Television also welcomed the firemen and they appeared on the Ed Wynn Show, the Milton Berle Show, the Make Believe Ballroom and the very first Disney television special, One Hour in Wonderland in 1950. They also appeared in two feature films, Hit Parade of 1951, a B musical from Republic and Grounds for Marriage, an MGM comedy, where Van Johnson and Kathryn Grayson go to the Firehouse Club to hear the band play “Tiger Rag”.

In 1950 the band made a series of Snader Telecriptions (fillers for TV when shows ended early). These films show the band in a firehouse setting and feature Kimball and Harper Goff.

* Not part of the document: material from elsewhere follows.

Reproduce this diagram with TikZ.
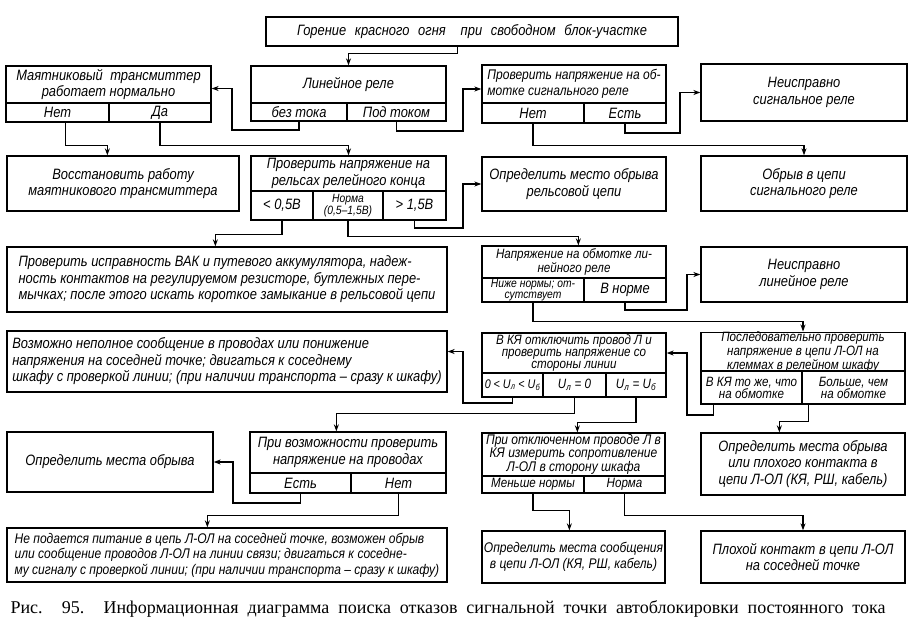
\documentclass[tikz,border=0pt]{standalone}
\usepackage{fontspec}
\setmainfont{Liberation Sans}[FakeStretch=0.86]
\newfontfamily\capfont{Liberation Serif}
\usetikzlibrary{arrows.meta,calc}
\tikzset{
  box/.style={draw, line width=1.3pt, inner sep=1pt, align=center,
    font=\fontsize{15}{16.5}\selectfont\itshape},
  lbox/.style={box, align=left},
  mid/.style={font=\fontsize{14}{15.5}\selectfont\itshape},
  small/.style={font=\fontsize{13.5}{12}\selectfont\itshape, inner ysep=0pt},
  smallb/.style={font=\fontsize{14}{12}\selectfont\itshape, inner ysep=0pt},
  tiny/.style={font=\fontsize{12}{10.5}\selectfont\itshape, inner ysep=0pt},
  arr/.style={draw, line width=1.3pt, -{Stealth[length=7pt,width=5pt]}},
}
% #1 options, #2 name, #3 x1, #4 y1, #5 x2, #6 y2, #7 text
\newcommand\bx[7][]{\node[box,#1,anchor=center,minimum width={(#5-#3)*1pt},minimum height={(#6-#4)*1pt}] (#2) at ({(#3+#5)/2},{(#4+#6)/2}) {#7};}
\begin{document}
\begin{tikzpicture}[x=1pt,y=-1pt]
\fill[white] (0,0) rectangle (920,640);
\useasboundingbox (0,0) rectangle (920,640);
% row 1
\bx{top}{266}{17}{678}{46}{\makebox[350pt][s]{Горение красного огня\quad при свободном блок-участке}}
\bx{mt}{6}{66}{211}{103}{Маятниковый\enspace трансмиттер\\работает нормально}
\bx{mtA}{6}{103}{109}{122}{Нет}
\bx{mtB}{109}{103}{211}{122}{Да}
\bx{lr}{251}{66}{446}{103}{Линейное реле}
\bx{lrA}{251}{103}{347}{121}{без тока}
\bx{lrB}{347}{103}{446}{121}{Под током}
\bx[lbox,mid]{ps}{482}{65}{666}{103}{Проверить напряжение на об-\\мотке сигнального реле}
\bx{psA}{482}{103}{584}{123}{Нет}
\bx{psB}{584}{103}{666}{123}{Есть}
\bx{nsr}{701}{64}{907}{121}{Неисправно\\сигнальное реле}
% row 2
\bx{vr}{7}{156}{239}{211}{Восстановить работу\\маятникового трансмиттера}
\bx{pr}{251}{156}{446}{191}{Проверить напряжение на\\рельсах релейного конца}
\bx{prA}{251}{191}{313}{220}{< 0,5В}
\bx[tiny]{prB}{313}{191}{383}{220}{Норма\\(0,5–1,5В)}
\bx{prC}{383}{191}{446}{220}{> 1,5В}
\bx{om}{482}{157}{666}{211}{Определить место обрыва\\рельсовой цепи}
\bx{osr}{701}{156}{907}{211}{Обрыв в цепи\\сигнального реле}
% row 3
\bx[lbox]{vak}{7}{247}{447}{312}{Проверить исправность ВАК и путевого аккумулятора, надеж-\\ность контактов на регулируемом резисторе, бутлежных пере-\\мычках; после этого искать короткое замыкание в рельсовой цепи}
\bx[small]{no}{482}{246}{666}{278}{Напряжение на обмотке ли-\\нейного реле}
\bx[tiny]{noA}{482}{278}{584}{302}{Ниже нормы; от-\\сутствует}
\bx{noB}{584}{278}{666}{302}{В норме}
\bx{nlr}{701}{247}{907}{302}{Неисправно\\линейное реле}
% row 4
\bx[lbox]{vn}{7}{331}{447}{392}{Возможно неполное сообщение в проводах или понижение\\напряжения на соседней точке; двигаться к соседнему\\шкафу с проверкой линии; (при наличии транспорта – сразу к шкафу)}
\bx[small]{ky}{482}{333}{666}{373}{В КЯ отключить провод Л и\\проверить напряжение со\\стороны линии}
\bx[small,font=\fontsize{12.5}{12}\selectfont\itshape]{kyA}{482}{373}{543}{397}{0 < U\textsubscript{л} < U\textsubscript{б}}
\bx[small]{kyB}{543}{373}{606}{397}{U\textsubscript{л} = 0}
\bx[small]{kyC}{606}{373}{666}{397}{U\textsubscript{л} = U\textsubscript{б}}
\bx[small]{pp}{701}{333}{905}{371}{Последовательно проверить\\напряжение в цепи Л-ОЛ на\\клеммах в релейном шкафу}
\bx[small]{ppA}{701}{371}{802}{404}{В КЯ то же, что\\на обмотке}
\bx[small]{ppB}{802}{371}{905}{404}{Больше, чем\\на обмотке}
% row 5
\bx{pv}{250}{432}{446}{473}{При возможности проверить\\напряжение на проводах}
\bx{pvA}{250}{473}{351}{493}{Есть}
\bx{pvB}{351}{473}{446}{493}{Нет}
\bx{mo}{7}{432}{213}{492}{Определить места обрыва}
\bx[smallb]{po}{482}{433}{665}{476}{При отключенном проводе Л в\\КЯ измерить сопротивление\\Л-ОЛ в сторону шкафа}
\bx[small]{poA}{482}{476}{584}{493}{Меньше нормы}
\bx[small]{poB}{584}{476}{665}{493}{Норма}
\bx{opk}{701}{433}{905}{495}{Определить места обрыва\\или плохого контакта в\\цепи Л-ОЛ (КЯ, РШ, кабель)}
% row 6
\bx[lbox,mid]{np}{7}{528}{447}{582}{Не подается питание в цепь Л-ОЛ на соседней точке, возможен обрыв\\или сообщение проводов Л-ОЛ на линии связи; двигаться к соседне-\\му сигналу с проверкой линии; (при наличии транспорта – сразу к шкафу)}
\bx[mid]{ms}{482}{531}{665}{583}{Определить места сообщения\\в цепи Л-ОЛ (КЯ, РШ, кабель)}
\bx{pk}{701}{531}{905}{583}{Плохой контакт в цепи Л-ОЛ\\на соседней точке}
% caption
\node[font=\capfont\fontsize{18}{20}\selectfont, inner sep=0pt] (cap) at (448,609) {\makebox[875pt][s]{Рис. 95. Информационная диаграмма поиска отказов сигнальной точки автоблокировки постоянного тока}};
% connectors
\draw[arr] ([xshift=192pt]top.south west) -- ++(0,7) -| (lr.north);
\draw[arr] (lrA.south) |- (232,130) |- ([yshift=-4pt]mt.east);
\draw[arr] (lrB.south) |- (463,131) |- ([yshift=-5pt]ps.west);
\draw[arr] (psB.south) |- (680,133) |- (nsr.west);
\draw[arr] (psA.south) -- ++(0,22) -| (osr.north);
\draw[arr] ([xshift=8pt]mtA.south) -- ++(0,23) -| ([xshift=101pt]vr.north west);
\draw[arr] (mtB.south) -- ++(0,23) -| (pr.north);
\draw[arr] (prA.south) -- ++(0,14) -| ([xshift=209pt]vak.north west);
\draw[arr] (prB.south) -- ++(0,16) -| ([xshift=97pt]no.north west);
\draw[arr] (prC.south) |- (463,228) |- (om.west);
\draw[arr] (noB.south) |- (687,310) |- (nlr.west);
\draw[arr] (noA.south) -- ++(0,19) -| (pp.north);
\draw[arr] (kyA.south) |- (463,403) |- ([yshift=10pt]vn.east);
\draw[arr] (kyB.south) -- ++(0,16) -| ([xshift=87pt]pv.north west);
\draw[arr] (kyC.south) -- ++(0,25) -| ([xshift=96pt]po.north west);
\draw[arr] ([xshift=-38pt]ppA.south) |- (687,415) |- (ky.east);
\draw[arr] ([xshift=-45pt]ppB.south) -- ++(0,17) -| ([xshift=79pt]opk.north west);
\draw[arr] (pvA.south) |- (233,503) |- (mo.east);
\draw[arr] (pvB.south) -- ++(0,22) -| ([xshift=201pt]np.north west);
\draw[arr] (poA.south) -- ++(0,17) -| ([xshift=88pt]ms.north west);
\draw[arr] (poB.south) -- ++(0,22) -| (pk.north);
\end{tikzpicture}
\end{document}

They did The Lawrence Welk Show and made a memorable appearance on Bobby Troup's Stars of Jazz show in 1958.

On opening day of Disneyland on July 17, 1955, the band appeared at the firehouse on Main Street for the ceremonies. “Walt told us to wander around the park and play wherever there was a crowd. We were the first mobile band at Disneyland,” remembered Kimball in a 1984 interview.

In 1956 the band appeared on the original Mickey Mouse Club where the band joined the Mouseketeers for “I Want To Be a Fireman” and “Tiger Rag” with Mousketeer Cubby O'Brien sitting in on drums.

An animated version of the band appeared in the 1953 Goofy short How To Dance.

“Firehouse Five Plus Two At Disneyland”, recorded on July 27 and 28 of 1962 was recorded at the Golden Horseshoe in Frontierland, a regular venue for the band in the summertime. Besides the music are samples of Kimball’s announcements like: “We're going to take a 15 minute break. So you have time to go on all the Rides!” The band also took part in many of the Dixieland at Disneyland festivals, sharing the bill with the likes of greats like Louis Armstrong.

Although the band’s last official gig was an auto show at the Anaheim Convention Center in 1971, few people realize that the band did get together nine years later to make one more final appearance in the 1980 Tournament of Roses Parade where they had performed thirty years before as the first jazz band ever to be in the parade.